Überbrettl (/de/; English: lit. 'Overboard') was the first venue in Germany for literary cabaret, or Kabarett, founded 1901 in Berlin by Ernst von Wolzogen. The German Kabarett concept was imported from French venues like Le Chat Noir in Paris, from which it kept the characteristic atmosphere of intimacy. But the German type developed its own peculiarities, most prominently its characteristic gallows humour.

==History==
The distinct cabaret atmosphere was sketched by Otto Julius Bierbaum in his 1897 novel Stilpe, which inspired Wolzogen in the foundation of the Überbrettl. He chose the initial name both to parody Friedrich Nietzsche's Übermensch concept and also to signal his intent go "above and beyond" (über) the local Brettl (slang: "[stage]board") variety shows and even the French literary cabaret.

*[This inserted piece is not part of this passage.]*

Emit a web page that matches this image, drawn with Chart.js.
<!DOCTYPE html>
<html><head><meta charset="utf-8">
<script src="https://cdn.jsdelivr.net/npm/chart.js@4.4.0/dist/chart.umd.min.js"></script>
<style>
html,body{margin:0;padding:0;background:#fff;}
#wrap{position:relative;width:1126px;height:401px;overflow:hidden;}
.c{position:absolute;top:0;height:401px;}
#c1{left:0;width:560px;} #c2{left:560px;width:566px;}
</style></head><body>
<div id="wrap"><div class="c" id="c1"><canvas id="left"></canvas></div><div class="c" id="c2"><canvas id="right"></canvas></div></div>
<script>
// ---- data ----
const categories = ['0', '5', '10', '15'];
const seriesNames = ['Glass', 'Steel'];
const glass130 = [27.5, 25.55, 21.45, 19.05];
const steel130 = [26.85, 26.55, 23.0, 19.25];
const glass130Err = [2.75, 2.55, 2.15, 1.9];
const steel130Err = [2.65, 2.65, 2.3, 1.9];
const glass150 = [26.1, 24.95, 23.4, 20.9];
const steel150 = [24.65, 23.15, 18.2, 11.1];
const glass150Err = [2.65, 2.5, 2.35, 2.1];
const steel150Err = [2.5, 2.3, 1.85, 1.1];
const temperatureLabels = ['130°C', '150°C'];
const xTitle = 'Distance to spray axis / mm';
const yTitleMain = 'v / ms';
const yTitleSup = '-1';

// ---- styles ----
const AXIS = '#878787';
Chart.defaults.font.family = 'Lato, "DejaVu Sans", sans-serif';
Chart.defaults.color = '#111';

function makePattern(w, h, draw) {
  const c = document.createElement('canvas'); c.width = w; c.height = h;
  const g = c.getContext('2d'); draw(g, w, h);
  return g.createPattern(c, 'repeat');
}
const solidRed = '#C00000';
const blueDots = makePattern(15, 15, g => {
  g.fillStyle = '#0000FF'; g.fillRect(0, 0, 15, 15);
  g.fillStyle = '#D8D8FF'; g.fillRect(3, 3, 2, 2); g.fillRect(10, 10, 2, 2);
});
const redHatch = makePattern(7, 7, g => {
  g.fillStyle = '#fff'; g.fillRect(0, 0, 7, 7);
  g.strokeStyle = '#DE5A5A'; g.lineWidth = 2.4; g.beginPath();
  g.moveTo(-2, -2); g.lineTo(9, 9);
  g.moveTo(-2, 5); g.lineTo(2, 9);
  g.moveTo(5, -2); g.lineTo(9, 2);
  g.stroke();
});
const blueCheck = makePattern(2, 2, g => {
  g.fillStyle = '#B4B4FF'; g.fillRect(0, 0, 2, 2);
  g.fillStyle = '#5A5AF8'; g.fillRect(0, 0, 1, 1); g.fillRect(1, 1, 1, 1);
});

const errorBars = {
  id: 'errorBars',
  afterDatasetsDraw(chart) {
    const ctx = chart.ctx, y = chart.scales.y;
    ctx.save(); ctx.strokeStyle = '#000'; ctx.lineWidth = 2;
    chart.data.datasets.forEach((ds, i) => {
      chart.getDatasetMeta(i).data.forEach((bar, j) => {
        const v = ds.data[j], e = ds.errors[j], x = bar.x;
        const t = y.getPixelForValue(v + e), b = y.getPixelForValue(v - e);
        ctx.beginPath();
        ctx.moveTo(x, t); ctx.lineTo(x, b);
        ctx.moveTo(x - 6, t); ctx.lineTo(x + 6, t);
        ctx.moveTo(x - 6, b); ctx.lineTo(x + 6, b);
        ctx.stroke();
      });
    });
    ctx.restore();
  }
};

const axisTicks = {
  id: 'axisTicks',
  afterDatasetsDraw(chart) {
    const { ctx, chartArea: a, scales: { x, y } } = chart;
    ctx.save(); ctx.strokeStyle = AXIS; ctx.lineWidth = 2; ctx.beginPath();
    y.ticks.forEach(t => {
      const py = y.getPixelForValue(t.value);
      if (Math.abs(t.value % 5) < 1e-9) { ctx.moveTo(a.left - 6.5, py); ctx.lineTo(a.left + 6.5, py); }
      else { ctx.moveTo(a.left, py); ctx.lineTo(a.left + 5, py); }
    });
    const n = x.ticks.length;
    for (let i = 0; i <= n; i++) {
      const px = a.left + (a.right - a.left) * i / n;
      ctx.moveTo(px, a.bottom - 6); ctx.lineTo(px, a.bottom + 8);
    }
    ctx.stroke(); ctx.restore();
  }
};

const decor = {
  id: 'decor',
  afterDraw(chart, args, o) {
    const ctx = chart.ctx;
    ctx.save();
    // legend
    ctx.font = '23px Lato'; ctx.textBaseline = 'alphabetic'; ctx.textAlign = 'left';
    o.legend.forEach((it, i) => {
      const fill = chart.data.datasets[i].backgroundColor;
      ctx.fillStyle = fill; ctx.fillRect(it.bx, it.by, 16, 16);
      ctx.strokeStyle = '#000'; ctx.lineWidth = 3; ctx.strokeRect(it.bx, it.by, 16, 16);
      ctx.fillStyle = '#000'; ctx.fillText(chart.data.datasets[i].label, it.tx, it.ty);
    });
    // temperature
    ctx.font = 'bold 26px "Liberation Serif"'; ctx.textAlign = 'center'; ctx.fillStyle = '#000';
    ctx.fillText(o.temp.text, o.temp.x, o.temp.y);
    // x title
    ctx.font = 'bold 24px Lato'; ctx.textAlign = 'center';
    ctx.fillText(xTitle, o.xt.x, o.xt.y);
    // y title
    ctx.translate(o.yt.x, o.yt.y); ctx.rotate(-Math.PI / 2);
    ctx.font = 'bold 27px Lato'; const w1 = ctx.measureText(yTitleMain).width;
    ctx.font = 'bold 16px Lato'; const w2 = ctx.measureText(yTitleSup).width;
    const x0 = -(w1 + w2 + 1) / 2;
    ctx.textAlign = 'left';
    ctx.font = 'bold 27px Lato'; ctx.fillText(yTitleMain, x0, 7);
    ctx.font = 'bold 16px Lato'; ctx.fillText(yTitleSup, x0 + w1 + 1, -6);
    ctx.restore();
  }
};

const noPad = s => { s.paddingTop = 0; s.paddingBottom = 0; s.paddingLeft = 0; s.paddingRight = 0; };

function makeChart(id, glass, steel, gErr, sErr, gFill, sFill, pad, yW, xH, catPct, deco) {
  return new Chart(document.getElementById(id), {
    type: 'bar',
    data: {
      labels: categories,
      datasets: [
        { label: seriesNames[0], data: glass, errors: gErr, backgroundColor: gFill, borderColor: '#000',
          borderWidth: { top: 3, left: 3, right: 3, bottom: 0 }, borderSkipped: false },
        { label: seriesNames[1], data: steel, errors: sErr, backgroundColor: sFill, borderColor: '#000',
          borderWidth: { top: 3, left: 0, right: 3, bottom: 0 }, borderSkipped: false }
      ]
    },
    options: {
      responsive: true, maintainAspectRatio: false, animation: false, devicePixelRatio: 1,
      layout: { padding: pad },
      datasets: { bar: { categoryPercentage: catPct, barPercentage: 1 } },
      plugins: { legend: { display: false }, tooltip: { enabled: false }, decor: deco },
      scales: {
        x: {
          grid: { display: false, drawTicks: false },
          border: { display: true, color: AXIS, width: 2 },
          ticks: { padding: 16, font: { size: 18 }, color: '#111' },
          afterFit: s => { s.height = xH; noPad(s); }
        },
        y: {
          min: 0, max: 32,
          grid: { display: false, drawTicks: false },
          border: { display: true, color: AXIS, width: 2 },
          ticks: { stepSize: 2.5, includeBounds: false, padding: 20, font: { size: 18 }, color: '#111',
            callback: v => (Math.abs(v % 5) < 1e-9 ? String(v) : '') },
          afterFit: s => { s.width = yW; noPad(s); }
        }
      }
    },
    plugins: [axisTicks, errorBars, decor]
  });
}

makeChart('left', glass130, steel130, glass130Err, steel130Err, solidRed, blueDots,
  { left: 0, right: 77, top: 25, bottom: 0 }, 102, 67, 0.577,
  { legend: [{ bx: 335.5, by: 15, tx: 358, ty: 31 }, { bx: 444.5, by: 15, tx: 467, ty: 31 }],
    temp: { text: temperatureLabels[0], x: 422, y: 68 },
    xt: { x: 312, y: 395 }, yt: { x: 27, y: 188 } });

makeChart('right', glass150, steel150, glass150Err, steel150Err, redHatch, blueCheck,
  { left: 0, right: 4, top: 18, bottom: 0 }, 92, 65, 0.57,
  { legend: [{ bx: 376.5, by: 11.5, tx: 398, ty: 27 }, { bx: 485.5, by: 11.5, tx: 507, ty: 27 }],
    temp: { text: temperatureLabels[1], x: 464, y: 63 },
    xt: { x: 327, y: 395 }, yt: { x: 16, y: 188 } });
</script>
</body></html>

The venue opened in a former theatre on 18 January 1901 on Alexanderstraße No. 40, vis-à-vis the Alexanderplatz police headquarters. Victor Hollaender, the father of Friedrich Hollaender, served as musical director, temporarily superseded by Arnold Schoenberg, with Oscar Straus as chief composer. Performances included parodies written by Christian Morgenstern and the one-act play Episode by Arthur Schnitzler. They soon became very popular entailing the establishment of numerous Kabarett venues all over Berlin.

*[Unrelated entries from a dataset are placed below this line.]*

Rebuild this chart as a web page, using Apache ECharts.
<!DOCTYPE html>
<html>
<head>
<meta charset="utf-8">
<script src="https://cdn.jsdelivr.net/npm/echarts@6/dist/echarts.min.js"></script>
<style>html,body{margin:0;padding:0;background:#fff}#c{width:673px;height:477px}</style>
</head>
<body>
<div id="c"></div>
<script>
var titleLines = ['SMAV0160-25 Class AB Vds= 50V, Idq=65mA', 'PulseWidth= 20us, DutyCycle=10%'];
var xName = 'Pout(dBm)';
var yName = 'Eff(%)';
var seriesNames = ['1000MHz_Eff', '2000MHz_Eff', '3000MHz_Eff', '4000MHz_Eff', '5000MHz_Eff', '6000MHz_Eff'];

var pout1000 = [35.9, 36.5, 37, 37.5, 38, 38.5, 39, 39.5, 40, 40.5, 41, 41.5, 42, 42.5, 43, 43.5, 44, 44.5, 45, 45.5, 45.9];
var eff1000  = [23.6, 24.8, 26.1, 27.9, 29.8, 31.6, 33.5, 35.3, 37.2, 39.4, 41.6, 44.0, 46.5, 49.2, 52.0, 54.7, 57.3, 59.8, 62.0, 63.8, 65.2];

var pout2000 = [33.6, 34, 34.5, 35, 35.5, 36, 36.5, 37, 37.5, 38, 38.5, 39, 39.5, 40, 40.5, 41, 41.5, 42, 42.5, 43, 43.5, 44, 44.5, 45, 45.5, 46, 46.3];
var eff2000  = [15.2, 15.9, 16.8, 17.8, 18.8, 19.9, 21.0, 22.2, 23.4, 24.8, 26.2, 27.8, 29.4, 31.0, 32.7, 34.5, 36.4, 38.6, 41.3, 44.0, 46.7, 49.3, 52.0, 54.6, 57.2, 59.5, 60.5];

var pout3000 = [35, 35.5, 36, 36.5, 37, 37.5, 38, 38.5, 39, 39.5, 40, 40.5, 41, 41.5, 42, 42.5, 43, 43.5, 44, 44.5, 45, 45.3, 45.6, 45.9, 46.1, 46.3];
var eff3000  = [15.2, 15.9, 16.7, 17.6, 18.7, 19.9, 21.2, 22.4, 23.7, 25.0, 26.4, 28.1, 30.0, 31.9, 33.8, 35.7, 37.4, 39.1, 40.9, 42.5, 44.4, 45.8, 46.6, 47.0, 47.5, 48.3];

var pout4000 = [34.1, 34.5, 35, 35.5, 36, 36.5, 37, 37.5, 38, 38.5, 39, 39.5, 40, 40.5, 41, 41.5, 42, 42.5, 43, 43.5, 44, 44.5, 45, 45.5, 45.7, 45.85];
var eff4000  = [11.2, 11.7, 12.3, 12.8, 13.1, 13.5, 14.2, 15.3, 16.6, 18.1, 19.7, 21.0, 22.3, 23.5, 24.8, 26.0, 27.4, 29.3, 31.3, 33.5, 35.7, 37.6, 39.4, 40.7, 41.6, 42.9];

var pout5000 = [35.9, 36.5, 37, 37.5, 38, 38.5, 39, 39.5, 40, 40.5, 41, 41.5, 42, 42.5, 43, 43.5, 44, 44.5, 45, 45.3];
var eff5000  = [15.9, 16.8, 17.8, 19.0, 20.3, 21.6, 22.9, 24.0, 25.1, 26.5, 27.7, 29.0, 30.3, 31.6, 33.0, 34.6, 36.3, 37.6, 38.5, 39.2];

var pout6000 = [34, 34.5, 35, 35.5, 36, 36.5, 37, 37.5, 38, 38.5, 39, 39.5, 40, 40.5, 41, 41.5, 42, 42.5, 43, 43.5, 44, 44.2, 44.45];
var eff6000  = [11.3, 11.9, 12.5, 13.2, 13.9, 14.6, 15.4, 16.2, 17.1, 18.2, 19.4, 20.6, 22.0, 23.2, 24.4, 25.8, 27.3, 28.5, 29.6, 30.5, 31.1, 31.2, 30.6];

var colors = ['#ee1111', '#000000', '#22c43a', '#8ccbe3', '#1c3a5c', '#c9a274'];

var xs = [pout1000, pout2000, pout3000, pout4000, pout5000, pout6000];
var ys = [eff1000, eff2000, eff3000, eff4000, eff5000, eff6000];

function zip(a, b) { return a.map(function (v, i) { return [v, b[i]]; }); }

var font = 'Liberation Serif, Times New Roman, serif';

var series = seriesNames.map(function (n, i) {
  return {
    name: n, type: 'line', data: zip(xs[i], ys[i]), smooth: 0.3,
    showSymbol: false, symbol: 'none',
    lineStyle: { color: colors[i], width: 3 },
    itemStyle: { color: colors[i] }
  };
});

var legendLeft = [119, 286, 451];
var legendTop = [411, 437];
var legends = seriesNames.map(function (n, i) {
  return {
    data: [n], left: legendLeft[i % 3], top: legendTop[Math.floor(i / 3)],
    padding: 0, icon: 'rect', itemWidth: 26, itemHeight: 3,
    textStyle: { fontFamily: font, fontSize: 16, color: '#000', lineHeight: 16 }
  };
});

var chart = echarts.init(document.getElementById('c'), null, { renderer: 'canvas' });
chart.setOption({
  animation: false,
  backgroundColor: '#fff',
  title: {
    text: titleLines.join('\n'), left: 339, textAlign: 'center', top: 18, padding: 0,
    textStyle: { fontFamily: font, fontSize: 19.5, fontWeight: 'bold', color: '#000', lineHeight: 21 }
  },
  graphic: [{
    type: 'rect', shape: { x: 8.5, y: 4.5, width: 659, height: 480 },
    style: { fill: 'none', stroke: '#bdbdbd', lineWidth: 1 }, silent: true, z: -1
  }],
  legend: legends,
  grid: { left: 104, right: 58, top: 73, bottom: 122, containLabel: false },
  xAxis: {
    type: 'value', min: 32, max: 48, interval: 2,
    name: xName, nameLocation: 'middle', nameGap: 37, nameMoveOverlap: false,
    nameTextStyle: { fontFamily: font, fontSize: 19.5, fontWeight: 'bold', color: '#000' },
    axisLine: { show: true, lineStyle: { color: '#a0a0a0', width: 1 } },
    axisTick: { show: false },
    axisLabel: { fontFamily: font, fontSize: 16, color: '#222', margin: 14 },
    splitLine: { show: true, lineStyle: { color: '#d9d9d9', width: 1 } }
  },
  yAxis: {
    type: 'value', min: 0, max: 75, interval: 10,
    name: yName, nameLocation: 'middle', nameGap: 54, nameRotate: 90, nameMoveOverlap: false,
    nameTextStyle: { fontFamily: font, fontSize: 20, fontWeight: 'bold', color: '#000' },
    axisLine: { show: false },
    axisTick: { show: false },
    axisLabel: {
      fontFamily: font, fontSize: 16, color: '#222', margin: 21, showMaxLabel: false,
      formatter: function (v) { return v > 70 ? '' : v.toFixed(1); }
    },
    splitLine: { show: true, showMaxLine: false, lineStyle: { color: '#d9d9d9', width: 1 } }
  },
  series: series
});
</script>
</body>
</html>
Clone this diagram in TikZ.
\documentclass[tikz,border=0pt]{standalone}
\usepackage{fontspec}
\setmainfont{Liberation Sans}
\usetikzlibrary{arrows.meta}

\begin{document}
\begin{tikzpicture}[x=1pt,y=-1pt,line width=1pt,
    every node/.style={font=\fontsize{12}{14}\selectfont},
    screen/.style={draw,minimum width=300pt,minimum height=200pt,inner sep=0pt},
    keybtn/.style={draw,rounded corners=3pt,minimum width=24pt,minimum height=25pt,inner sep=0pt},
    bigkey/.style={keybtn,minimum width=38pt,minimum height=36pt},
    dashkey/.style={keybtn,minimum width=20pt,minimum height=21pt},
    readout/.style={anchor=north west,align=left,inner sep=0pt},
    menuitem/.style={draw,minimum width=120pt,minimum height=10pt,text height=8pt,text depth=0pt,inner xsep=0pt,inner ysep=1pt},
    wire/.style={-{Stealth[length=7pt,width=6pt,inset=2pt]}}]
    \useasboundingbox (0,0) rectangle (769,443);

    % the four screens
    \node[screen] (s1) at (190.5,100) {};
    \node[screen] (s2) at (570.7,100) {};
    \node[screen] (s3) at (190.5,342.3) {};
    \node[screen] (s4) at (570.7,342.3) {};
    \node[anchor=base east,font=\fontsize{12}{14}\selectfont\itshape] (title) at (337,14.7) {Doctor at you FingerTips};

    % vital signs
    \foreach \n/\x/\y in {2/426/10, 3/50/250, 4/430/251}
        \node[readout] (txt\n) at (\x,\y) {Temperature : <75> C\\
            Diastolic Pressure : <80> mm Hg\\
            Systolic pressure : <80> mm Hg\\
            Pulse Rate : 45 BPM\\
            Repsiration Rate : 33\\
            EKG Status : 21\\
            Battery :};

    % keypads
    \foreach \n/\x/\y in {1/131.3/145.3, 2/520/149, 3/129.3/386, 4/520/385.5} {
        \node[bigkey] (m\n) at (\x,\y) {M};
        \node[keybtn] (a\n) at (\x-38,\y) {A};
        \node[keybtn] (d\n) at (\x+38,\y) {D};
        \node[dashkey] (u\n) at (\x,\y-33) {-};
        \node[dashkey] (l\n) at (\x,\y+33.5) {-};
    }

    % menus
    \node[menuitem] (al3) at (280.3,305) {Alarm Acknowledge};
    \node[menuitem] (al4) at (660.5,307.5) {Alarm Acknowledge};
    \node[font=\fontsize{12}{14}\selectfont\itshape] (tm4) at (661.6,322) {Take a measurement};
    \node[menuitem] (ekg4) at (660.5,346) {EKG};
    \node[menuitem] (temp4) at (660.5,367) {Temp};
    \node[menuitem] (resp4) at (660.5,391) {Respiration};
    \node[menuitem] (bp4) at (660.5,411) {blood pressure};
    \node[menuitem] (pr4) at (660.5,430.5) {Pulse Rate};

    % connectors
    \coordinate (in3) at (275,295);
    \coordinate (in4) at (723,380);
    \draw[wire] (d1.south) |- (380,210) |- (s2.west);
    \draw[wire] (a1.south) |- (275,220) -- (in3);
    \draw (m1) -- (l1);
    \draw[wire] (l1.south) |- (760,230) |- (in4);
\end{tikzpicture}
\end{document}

However, economical difficulties arose in the same year, when Wolzogen established another venue, the Buntes Theater ("colourful theatre"), in the Kreuzberg quarter. The great hall was lavishly decorated in an Art Nouveau style by August Endell, nevertheless the extensive costs combined with the remote location turned out to be fatal. In 1902 Wolzogen retired and the stage performances concentrated on trivial comedies. From 1909 onwards, the rooms were used by the Freie Volksbühne theatre company.